How much and what we eat is largely a matter of economics and when there is plenty, Americans and others around the world eat across the entire spectrum of food.
It is only the crypto-environmentalists and vegetarians who are making claims that eating meat is bad for the environment.
In November, Associated Press reporter, Seth Borenstein, wrote that "America's obesity epidemic and global warming might not seem to have much in common. But health experts suggest people can attack them both by cutting calories and carbon dioxide at the same time." This is pure quackery. It's absurd nonsense, based on the increasingly discredited hoax called global warming.
As Dr.
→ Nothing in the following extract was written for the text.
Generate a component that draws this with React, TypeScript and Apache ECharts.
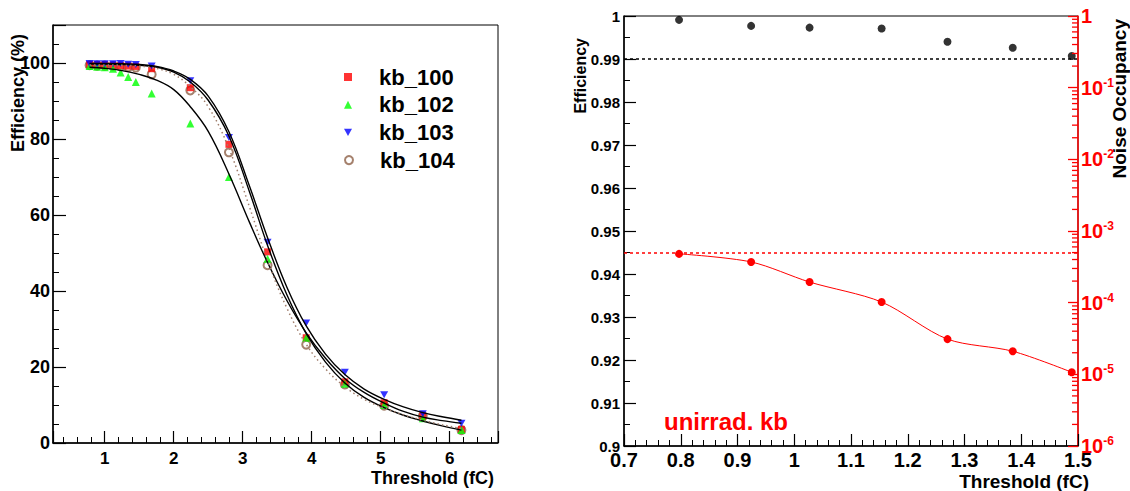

Jon Robinson who holds a doctorate in health education and exercise physiology, and a master of science in human nutrition, noted several years ago, "We are in desperate need of a serious serving of common sense when it comes to eating. Viewing foods as weapons of mass destruction is scientifically unsound and psychologically destabilizing. In fact, our burgeoning fear of foods has actually spawned a new eating disorder—orthorexia nervosa—the obsession with eating only ‘healthy' food.
I will not cite any more nonsense from the Bittman article, but I call attention to it to remind you that your stomach is designed to eat meat, while other organs are herbivorous.
Meat is meat. It is part of the environment, not its enemy, and neither are you. Eat! Get some more exercise. Enjoy life and pay no mind to The New York Times.